For instance, forget the rest of the universe, how many Northamptonshire folk know that here we have at least 1,000 businesses associated with the motorsport industry? Or that 21,000 people are engaged in that industry? Or that it is worth some £2 billion. Or that the FIA Formula One British Grand Prix alone brings more than £44 million into Northamptonshire according to official Silverstone figures?

So now let’s boast about some of our former and less hi-tech industries of which most Northamptonshire people know little or nothing. Like soap, for instance. I’m grateful to Rushden & District History Society’s Research Group for their help and the pictures.

Andrew Austin Ltd, of Rushden, started life as a boot manufacturer; by 1893 he was also manufacturing shoe ink. Then by 1909, in his factory in Wellingborough Road, he added polishes and stains. In 1925 he applied for permission to build a bigger factory in Irchester Road where he planned to expand his soap-making enterprise.

Austin’s company went on to make household and toilet soaps as well as laundry products.
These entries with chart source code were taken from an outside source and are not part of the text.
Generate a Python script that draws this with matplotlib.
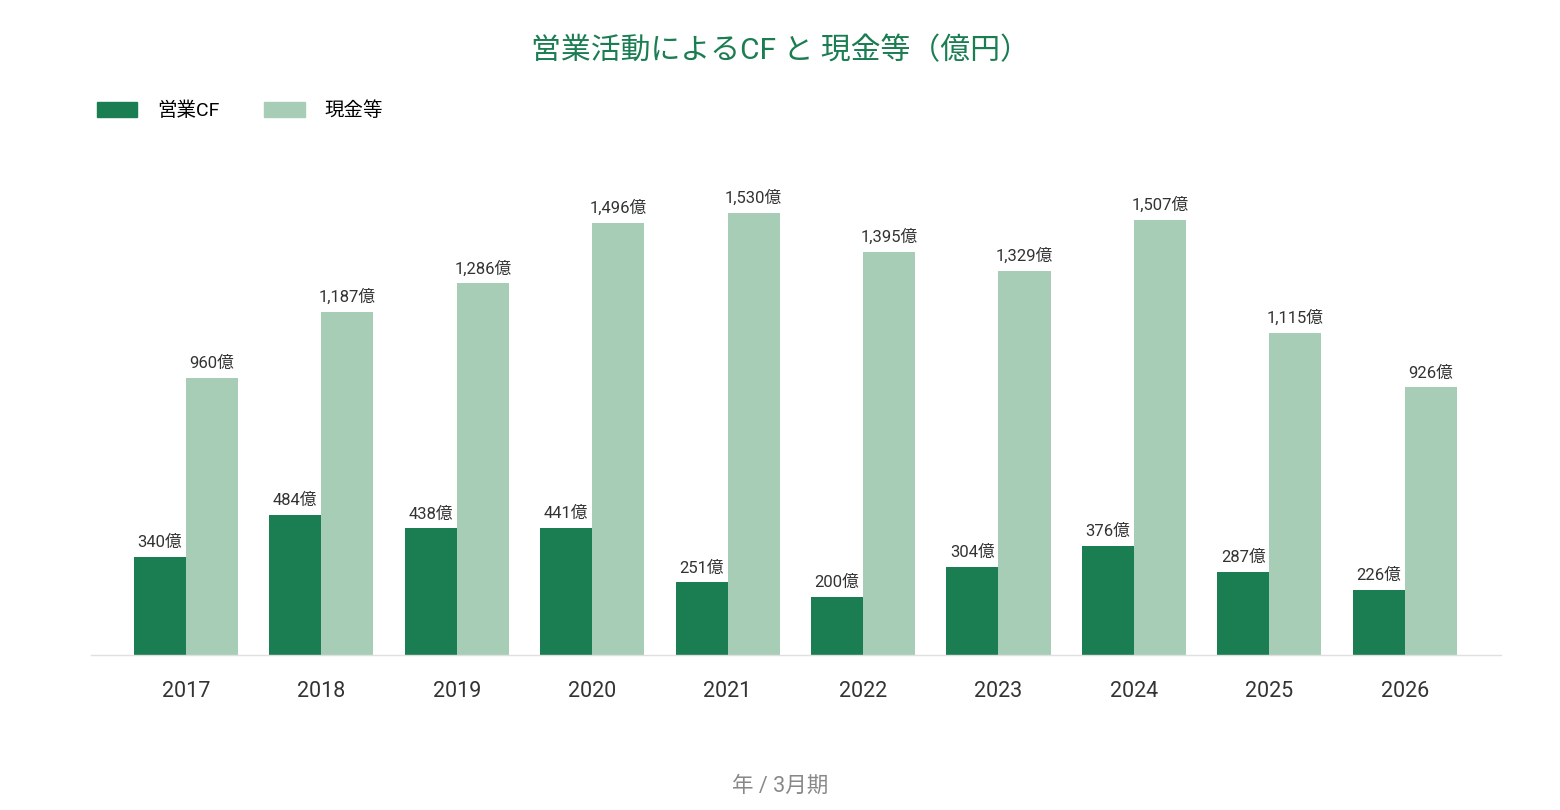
import numpy as np
import matplotlib.pyplot as plt
from matplotlib.patches import Patch

plt.rcParams['font.family'] = ['Roboto', 'Noto Sans CJK JP', 'DejaVu Sans']

# Data (億円)
years = ['2017', '2018', '2019', '2020', '2021', '2022', '2023', '2024', '2025', '2026']
op_cf = [340, 484, 438, 441, 251, 200, 304, 376, 287, 226]
cash = [960, 1187, 1286, 1496, 1530, 1395, 1329, 1507, 1115, 926]

dark = '#1b7d52'
light = '#a8cdb7'
text_col = '#333333'

fig = plt.figure(figsize=(15.6, 8.1), dpi=100)
# axes placed in pixel terms: left 91, right 1501, bottom 655, top 150
ax = fig.add_axes([91 / 1560, 1 - 655 / 810, 1410 / 1560, 505 / 810])

x = np.arange(len(years))
w = 0.384
b1 = ax.bar(x - w / 2, op_cf, w, color=dark)
b2 = ax.bar(x + w / 2, cash, w, color=light)

for rect, v in zip(b1, op_cf):
    ax.annotate(f'{v:,}億', (rect.get_x() + rect.get_width() / 2, v),
                xytext=(0, 5), textcoords='offset points',
                ha='center', va='bottom', fontsize=12, color=text_col)
for rect, v in zip(b2, cash):
    ax.annotate(f'{v:,}億', (rect.get_x() + rect.get_width() / 2, v),
                xytext=(0, 5), textcoords='offset points',
                ha='center', va='bottom', fontsize=12, color=text_col)

ax.set_xlim(-0.70, 9.71)
ax.set_ylim(0, 1748)
ax.set_xticks(x)
ax.set_xticklabels(years, fontsize=15.5, color=text_col)
ax.tick_params(axis='x', length=0, pad=18.5)
ax.set_yticks([])
for s in ['top', 'right', 'left']:
    ax.spines[s].set_visible(False)
ax.spines['bottom'].set_color('#e0e0e0')
ax.spines['bottom'].set_linewidth(1)

fig.text(0.5, 1 - 51 / 810, '営業活動によるCF と 現金等（億円）', ha='center', va='center',
         fontsize=21.5, color=dark)
fig.text(0.5, 1 - 786 / 810, '年 / 3月期', ha='center', va='center',
         fontsize=15.5, color='#888888')

handles = [Patch(color=dark, label='営業CF'), Patch(color=light, label='現金等')]
fig.legend(handles=handles, loc='center left', bbox_to_anchor=(79 / 1560, 1 - 111 / 810),
           ncol=2, frameon=False, fontsize=14, handlelength=2.1, handleheight=0.75,
           handletextpad=1.0, columnspacing=2.3)

fig.savefig('out.png', dpi=100)
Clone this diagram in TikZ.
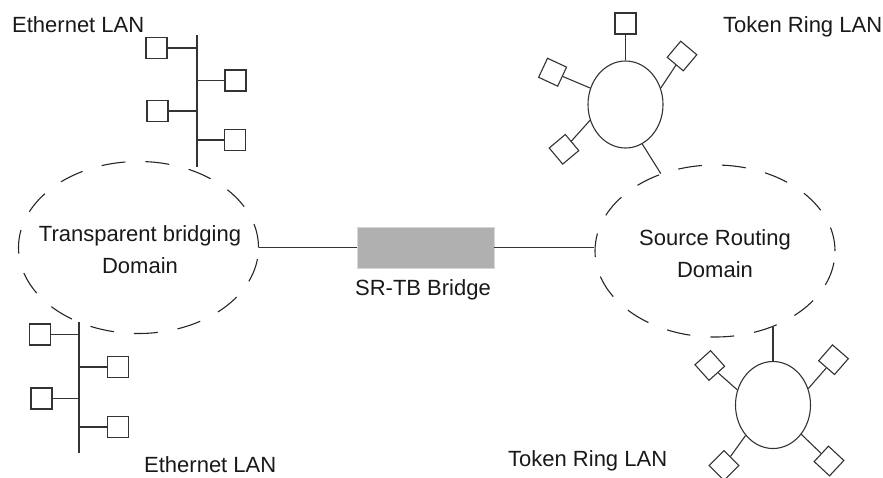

The toilet soap proudly used nothing but pure vegetable products. They even made something called ‘Soaprise’, a sort of cleaning paste “in noble round tins such as the good housewife loves to see”.

Even though the company successfully made quite a range of products, it ceased trading at the end of the 1940s.

It was Northamptonshire’s important lace-making industry that led to the establishment of the unlikely business of pin-making. The industry here was certainly equal to Buckinghamshire, Bedfordshire and Devon in output. So a lot of lace meant a lot of pins!

Three villages had pin making factories: Milton Malsor, Hardingstone and Long Buckby. By 1925 all trace of the industry had disappeared.

The pins were simply lengths of wire without a head. Lace workers made heads for their own pins by using things like sealing wax or dried Goose Grass seeds.

The pins were stuck into the lace cushion and the cotton was weighted with hand-crafted bobbins.

Pinmaking had always been an important industry in England, in fact it was protected and no foreign imports were allowed by law.

In 1874, David Lever was listed as being a pinmaker in Long Buckby, he was part of a large family who owned all three of the Northamptonshire pin factories.

The Lever family employed both men and boys and a skilled boy could make up to sixty pins in a minute, one each second! The making of a single pin involved eighteen separate operations, which were entrusted to eighteen separate workmen. So one of the factories here could make thousands of pins in a day. They were made of brass wire that was hit with a hammer to heat it up, then immersed in beer to cool it down! I wonder if that’s all the beer did.